TASK DESCRIPTION - Copy each line in which the string "this" occurs.

%%

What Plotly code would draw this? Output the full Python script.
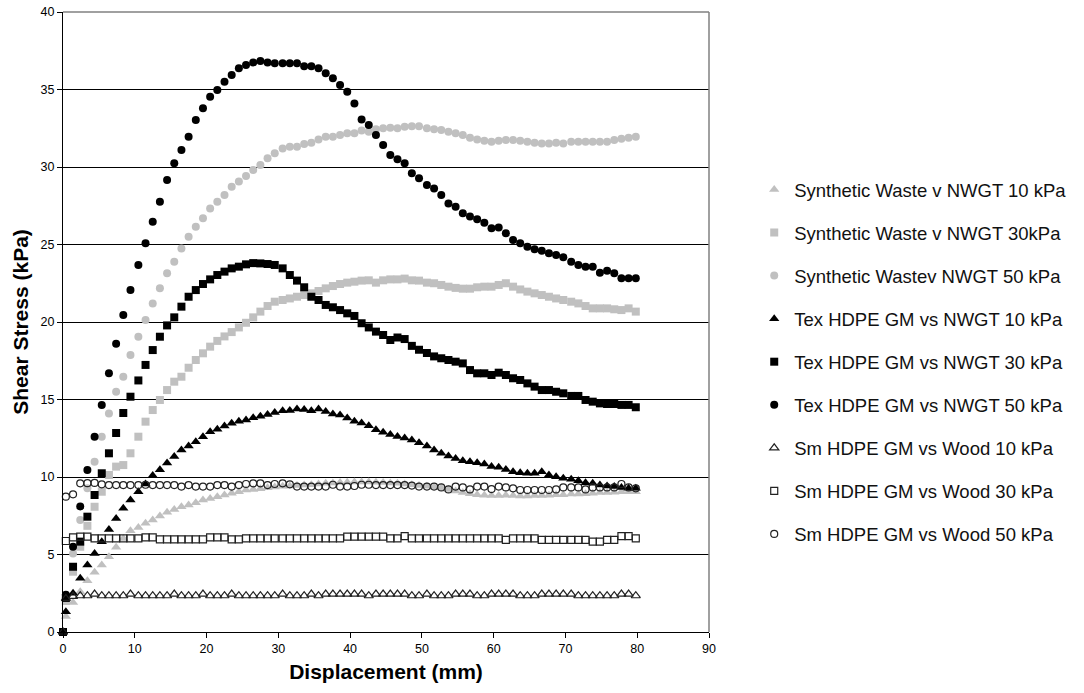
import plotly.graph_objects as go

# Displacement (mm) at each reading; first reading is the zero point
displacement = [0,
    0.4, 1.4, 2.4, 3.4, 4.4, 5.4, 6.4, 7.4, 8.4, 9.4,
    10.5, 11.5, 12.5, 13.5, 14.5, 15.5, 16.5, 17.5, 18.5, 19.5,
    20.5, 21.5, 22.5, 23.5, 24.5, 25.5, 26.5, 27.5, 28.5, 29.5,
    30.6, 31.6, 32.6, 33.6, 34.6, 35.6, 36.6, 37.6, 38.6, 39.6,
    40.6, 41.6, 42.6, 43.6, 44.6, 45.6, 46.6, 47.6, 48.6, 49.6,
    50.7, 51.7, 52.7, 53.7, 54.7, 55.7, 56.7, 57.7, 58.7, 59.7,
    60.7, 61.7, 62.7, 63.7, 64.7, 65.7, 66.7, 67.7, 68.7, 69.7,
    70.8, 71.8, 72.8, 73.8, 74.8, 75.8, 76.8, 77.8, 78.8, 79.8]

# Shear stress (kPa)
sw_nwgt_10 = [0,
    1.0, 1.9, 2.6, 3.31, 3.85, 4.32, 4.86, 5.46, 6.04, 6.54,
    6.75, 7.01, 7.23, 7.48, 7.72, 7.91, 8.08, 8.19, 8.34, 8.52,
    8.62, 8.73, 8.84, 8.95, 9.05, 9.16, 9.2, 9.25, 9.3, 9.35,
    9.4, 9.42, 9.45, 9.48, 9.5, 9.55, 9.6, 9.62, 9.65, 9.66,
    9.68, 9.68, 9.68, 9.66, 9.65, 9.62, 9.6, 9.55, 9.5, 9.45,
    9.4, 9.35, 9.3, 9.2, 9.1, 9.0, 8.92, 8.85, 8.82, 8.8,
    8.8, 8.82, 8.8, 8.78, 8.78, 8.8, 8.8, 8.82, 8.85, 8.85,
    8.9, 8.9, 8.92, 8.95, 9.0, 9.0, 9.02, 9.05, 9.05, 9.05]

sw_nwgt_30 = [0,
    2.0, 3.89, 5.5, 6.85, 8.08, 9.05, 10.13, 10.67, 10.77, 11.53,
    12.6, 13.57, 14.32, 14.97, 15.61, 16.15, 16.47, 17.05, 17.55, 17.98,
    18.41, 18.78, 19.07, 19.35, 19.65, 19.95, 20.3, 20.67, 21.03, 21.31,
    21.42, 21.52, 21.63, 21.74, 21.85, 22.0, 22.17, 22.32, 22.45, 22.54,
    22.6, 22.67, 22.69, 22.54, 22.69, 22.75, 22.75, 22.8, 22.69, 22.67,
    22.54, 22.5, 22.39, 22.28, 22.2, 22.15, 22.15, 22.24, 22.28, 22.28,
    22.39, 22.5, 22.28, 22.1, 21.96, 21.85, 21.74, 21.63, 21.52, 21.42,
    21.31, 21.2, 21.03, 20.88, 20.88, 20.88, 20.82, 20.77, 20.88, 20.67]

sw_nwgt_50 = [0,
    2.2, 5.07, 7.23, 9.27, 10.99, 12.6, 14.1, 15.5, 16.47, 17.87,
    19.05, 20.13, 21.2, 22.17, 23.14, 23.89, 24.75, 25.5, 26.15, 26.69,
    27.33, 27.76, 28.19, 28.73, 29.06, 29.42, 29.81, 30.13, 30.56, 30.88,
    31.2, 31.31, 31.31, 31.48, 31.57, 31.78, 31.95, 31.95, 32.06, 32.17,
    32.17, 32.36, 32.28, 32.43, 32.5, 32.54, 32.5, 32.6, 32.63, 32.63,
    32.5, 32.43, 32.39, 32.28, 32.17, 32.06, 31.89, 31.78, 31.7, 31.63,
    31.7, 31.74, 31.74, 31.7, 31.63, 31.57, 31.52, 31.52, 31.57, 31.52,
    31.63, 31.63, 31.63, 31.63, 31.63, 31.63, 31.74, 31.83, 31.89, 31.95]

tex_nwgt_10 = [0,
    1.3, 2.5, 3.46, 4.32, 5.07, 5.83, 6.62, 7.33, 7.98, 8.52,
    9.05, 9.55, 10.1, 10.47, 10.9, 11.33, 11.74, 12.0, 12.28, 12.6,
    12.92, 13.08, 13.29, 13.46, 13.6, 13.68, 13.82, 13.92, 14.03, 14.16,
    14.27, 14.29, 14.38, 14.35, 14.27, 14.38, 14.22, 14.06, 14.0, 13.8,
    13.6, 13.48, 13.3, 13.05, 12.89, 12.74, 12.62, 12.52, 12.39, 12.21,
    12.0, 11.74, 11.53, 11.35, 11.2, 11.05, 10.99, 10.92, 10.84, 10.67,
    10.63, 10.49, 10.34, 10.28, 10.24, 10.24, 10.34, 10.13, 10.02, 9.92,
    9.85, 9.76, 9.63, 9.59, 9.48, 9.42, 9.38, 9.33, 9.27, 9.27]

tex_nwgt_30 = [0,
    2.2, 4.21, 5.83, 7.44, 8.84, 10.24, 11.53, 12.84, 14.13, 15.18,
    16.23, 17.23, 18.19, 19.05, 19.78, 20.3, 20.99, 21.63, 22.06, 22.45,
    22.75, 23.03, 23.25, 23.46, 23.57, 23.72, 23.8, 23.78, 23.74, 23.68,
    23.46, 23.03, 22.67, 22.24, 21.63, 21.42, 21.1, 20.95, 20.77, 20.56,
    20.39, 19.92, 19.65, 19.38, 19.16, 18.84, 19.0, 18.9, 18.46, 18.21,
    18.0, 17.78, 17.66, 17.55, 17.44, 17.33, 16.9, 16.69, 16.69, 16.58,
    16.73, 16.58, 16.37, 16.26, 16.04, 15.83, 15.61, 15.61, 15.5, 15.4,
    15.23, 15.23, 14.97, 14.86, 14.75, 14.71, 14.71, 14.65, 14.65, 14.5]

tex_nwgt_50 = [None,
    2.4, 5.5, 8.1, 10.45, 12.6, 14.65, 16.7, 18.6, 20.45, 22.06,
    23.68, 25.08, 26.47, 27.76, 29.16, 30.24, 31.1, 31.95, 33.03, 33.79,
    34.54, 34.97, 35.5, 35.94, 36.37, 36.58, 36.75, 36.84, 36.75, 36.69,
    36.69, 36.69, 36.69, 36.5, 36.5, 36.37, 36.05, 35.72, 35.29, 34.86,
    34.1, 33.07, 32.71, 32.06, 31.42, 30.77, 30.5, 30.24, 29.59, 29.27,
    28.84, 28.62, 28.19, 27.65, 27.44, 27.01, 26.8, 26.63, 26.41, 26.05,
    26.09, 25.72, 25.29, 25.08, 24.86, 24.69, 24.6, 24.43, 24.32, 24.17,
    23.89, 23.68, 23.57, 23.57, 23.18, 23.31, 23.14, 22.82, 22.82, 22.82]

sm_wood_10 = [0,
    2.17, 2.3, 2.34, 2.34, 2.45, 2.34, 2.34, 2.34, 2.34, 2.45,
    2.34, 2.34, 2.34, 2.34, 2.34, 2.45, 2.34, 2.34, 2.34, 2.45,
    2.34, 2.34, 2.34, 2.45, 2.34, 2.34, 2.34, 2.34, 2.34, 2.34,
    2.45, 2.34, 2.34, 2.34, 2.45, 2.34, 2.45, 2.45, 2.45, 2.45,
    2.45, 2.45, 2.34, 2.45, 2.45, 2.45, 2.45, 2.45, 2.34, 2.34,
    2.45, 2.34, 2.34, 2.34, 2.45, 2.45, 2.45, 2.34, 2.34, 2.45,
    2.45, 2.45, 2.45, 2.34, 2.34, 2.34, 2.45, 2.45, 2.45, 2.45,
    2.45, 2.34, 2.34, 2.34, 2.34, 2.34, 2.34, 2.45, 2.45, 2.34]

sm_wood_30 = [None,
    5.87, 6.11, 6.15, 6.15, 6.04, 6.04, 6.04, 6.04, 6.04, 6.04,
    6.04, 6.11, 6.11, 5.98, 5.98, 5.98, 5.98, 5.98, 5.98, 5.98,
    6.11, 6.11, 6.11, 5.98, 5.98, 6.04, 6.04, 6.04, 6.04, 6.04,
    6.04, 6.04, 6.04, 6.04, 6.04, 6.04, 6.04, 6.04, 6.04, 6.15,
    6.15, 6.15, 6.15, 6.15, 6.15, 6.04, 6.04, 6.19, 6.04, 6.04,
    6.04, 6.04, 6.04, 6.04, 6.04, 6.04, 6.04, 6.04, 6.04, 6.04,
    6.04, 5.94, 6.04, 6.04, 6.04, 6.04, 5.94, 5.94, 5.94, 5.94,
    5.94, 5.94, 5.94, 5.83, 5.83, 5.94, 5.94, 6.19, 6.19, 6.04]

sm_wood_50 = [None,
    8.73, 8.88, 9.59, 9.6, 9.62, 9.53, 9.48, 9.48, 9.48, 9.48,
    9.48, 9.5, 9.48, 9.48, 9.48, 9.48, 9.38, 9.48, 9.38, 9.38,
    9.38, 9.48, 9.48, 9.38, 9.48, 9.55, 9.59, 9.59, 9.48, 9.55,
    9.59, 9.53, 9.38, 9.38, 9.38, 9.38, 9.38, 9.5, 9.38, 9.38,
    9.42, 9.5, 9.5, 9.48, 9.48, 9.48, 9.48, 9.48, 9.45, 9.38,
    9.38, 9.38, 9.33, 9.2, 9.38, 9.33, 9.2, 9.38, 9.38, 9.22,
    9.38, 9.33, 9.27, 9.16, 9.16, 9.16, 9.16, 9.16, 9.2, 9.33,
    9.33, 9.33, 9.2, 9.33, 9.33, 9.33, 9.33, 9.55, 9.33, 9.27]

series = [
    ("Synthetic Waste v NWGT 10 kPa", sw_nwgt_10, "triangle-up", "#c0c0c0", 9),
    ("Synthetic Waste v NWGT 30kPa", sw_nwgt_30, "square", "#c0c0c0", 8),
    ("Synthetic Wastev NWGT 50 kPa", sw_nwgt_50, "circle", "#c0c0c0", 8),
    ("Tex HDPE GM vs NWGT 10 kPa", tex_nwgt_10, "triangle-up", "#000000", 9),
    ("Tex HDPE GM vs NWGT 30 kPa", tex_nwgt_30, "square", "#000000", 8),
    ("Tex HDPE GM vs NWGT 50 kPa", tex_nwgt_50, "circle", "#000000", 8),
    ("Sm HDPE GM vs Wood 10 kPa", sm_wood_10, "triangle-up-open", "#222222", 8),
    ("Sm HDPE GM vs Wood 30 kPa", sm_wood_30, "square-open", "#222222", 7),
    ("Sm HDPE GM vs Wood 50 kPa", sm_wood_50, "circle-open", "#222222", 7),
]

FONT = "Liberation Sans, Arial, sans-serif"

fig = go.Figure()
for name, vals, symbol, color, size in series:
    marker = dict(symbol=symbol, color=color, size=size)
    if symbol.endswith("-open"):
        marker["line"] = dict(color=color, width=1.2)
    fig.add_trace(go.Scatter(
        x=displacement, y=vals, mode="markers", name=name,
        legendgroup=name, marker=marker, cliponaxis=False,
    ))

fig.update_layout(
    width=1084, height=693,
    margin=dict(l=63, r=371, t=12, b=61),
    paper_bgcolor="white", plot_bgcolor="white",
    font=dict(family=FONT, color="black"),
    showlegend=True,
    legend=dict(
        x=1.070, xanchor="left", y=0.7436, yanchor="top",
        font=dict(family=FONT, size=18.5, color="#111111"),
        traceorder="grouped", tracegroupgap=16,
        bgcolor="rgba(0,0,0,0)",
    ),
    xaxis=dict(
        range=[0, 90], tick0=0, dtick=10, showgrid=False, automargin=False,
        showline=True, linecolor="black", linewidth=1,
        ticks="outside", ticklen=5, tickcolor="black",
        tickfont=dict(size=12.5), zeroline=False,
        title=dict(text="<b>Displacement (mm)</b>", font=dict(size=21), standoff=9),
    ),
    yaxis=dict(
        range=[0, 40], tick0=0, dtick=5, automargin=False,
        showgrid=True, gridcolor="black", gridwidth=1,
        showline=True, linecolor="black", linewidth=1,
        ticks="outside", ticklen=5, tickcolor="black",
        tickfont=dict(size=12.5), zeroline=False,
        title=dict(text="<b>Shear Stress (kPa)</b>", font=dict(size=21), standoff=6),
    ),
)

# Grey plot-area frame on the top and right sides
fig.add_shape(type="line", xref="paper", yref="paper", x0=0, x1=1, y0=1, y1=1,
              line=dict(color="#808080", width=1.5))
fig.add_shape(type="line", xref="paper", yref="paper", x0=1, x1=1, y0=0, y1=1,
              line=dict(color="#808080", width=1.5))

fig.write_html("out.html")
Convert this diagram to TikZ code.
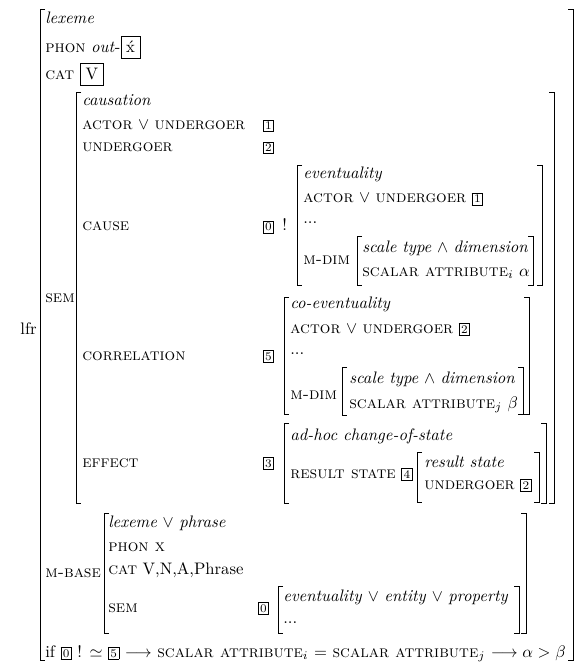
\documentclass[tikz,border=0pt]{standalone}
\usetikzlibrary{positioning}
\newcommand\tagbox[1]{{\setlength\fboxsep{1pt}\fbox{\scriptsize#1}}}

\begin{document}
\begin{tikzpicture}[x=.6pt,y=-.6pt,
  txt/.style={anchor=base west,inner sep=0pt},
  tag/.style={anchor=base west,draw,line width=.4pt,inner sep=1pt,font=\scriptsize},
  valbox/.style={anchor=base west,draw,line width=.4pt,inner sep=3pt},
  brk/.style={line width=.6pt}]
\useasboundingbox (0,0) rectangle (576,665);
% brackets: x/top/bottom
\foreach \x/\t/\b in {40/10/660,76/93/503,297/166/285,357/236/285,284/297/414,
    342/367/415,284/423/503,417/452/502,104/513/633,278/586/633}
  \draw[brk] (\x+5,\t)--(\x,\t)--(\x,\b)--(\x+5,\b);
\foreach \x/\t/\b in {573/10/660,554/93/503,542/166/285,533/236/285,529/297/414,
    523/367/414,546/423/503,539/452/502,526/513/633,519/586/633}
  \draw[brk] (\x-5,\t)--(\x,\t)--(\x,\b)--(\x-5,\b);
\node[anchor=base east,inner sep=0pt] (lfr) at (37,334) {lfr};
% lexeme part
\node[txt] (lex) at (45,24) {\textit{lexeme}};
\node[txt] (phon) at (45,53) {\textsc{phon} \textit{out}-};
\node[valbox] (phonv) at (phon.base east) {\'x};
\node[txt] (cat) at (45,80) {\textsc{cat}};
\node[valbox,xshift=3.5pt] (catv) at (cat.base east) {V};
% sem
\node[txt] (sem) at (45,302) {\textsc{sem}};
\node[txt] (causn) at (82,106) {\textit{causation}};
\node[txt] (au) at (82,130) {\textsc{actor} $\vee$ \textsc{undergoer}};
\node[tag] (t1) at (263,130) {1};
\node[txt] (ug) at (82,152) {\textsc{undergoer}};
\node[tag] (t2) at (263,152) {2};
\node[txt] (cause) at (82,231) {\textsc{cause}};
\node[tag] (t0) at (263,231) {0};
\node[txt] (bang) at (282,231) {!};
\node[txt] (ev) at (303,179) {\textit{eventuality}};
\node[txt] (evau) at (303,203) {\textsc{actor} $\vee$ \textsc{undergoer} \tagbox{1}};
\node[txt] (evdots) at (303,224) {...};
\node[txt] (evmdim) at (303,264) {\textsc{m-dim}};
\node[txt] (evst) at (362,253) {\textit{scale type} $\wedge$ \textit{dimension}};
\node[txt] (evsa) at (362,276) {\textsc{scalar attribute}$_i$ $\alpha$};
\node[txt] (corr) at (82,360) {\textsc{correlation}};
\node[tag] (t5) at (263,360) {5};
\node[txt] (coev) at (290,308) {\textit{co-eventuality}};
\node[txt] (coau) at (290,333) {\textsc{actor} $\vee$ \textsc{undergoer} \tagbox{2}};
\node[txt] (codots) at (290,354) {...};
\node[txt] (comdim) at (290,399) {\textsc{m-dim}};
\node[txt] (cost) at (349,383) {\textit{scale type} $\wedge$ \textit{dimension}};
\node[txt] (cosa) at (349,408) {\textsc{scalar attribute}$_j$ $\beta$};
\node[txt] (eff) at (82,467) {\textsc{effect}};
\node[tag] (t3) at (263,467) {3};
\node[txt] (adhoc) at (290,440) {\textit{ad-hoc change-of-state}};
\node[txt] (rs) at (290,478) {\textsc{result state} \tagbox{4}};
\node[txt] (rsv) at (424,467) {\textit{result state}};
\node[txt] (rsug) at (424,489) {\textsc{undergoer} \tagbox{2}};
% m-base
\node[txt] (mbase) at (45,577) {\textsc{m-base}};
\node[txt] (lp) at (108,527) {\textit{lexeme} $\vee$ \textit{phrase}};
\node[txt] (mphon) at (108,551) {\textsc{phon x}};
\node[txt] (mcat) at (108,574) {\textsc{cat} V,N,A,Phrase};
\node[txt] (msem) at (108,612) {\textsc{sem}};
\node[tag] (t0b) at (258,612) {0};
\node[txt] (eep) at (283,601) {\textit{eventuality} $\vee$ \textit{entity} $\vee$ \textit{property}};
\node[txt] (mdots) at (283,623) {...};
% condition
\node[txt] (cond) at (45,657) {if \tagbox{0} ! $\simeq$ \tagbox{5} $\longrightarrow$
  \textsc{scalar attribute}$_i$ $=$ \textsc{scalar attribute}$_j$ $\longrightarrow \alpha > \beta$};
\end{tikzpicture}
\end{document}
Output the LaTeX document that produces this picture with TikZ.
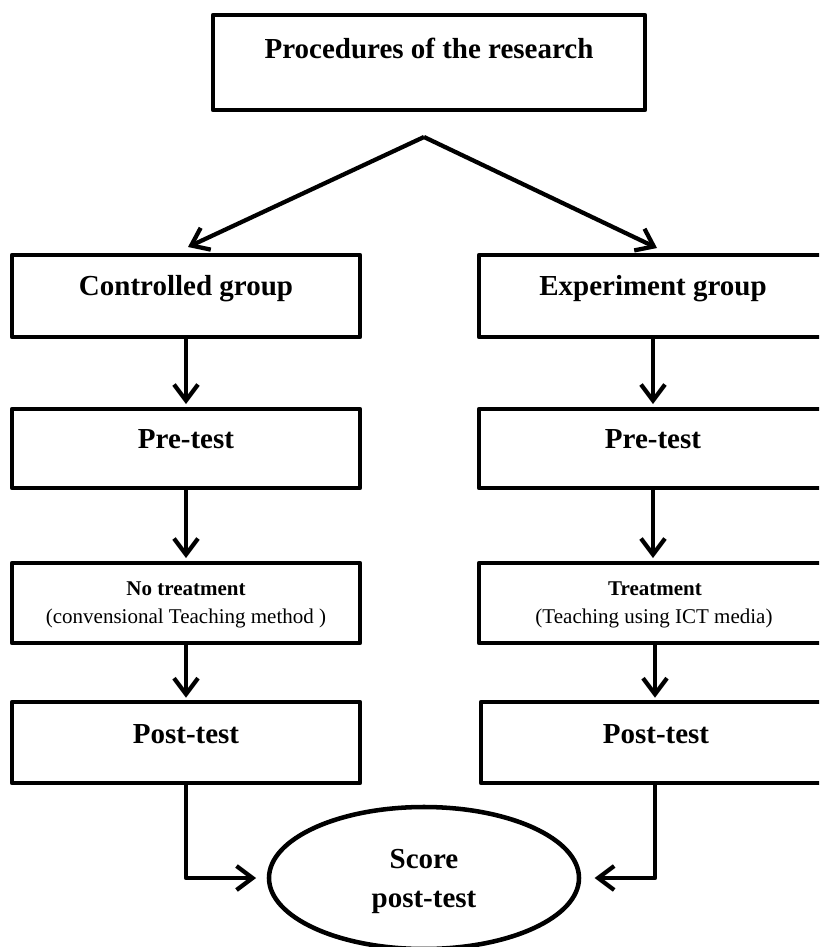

%%

EXERCISE ANSWER -
What Plotly code would draw this? Output the full Python script.
Convert this diagram to TikZ code.
Output the LaTeX document that produces this picture with TikZ.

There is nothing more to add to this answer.